To better understand and manage the rapid pace of environmental change, there is a need to develop accurate and effective environmental sensing, mapping and modelling techniques. In this course, students will learn about and compare the methods used to investigate environmental systems and parameters including techniques for measuring water, air, soil, vegetation, light, noise and vibration. Students will also learn about remote sensing from ground-, and space-based platforms, including how these platforms allow the collection of information essential to monitor, quantify and forecasting the condition and behaviour of the environment. Students will then investigate mapping tools to represent spatial and temporal changes of environmental values and develop computational methods and models to extrapolate societal understanding of the measured and mapped environmental data. Collectively, the topics explored in the course will give students experience in using spatiotemporal environmental data to underpin evidence based environmental decision making. This course will provide an important focus on indigenous perspectives and contributions to this field of study. Students will be able to draw on course materials that provide diverse gender, cultural, and geographical perspectives on these topics.
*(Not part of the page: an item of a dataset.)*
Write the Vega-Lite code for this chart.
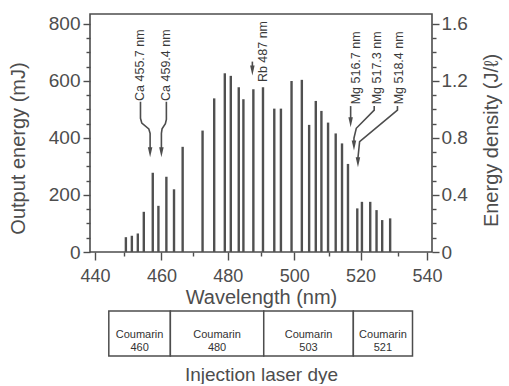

Upon successful completion, students will have the knowledge and skills to:
- Identify and evaluate appropriate monitoring and modelling strategies to characterise environmental systems and processes.
- Understand and explain the key principles and components of a remote sensing system.
- Understand and demonstrate how to collect, handle and analyse environmental data obtained from various measurement and remote sensing techniques.
- Demonstrate the application of environmental mapping and modelling techniques to investigate environmental systems and processes.
- Communicate informed critique or analysis of environmental sensing and modelling across a range of mediums.
This course will only be offered from 2023
- Workshop / lab exercises (25) [LO 1,2,4]
- Presentation (10) [LO 3,4,5]
- Assignment (25) [LO 1,2,3,5]
- Exam (40) [LO 1,2,3,5]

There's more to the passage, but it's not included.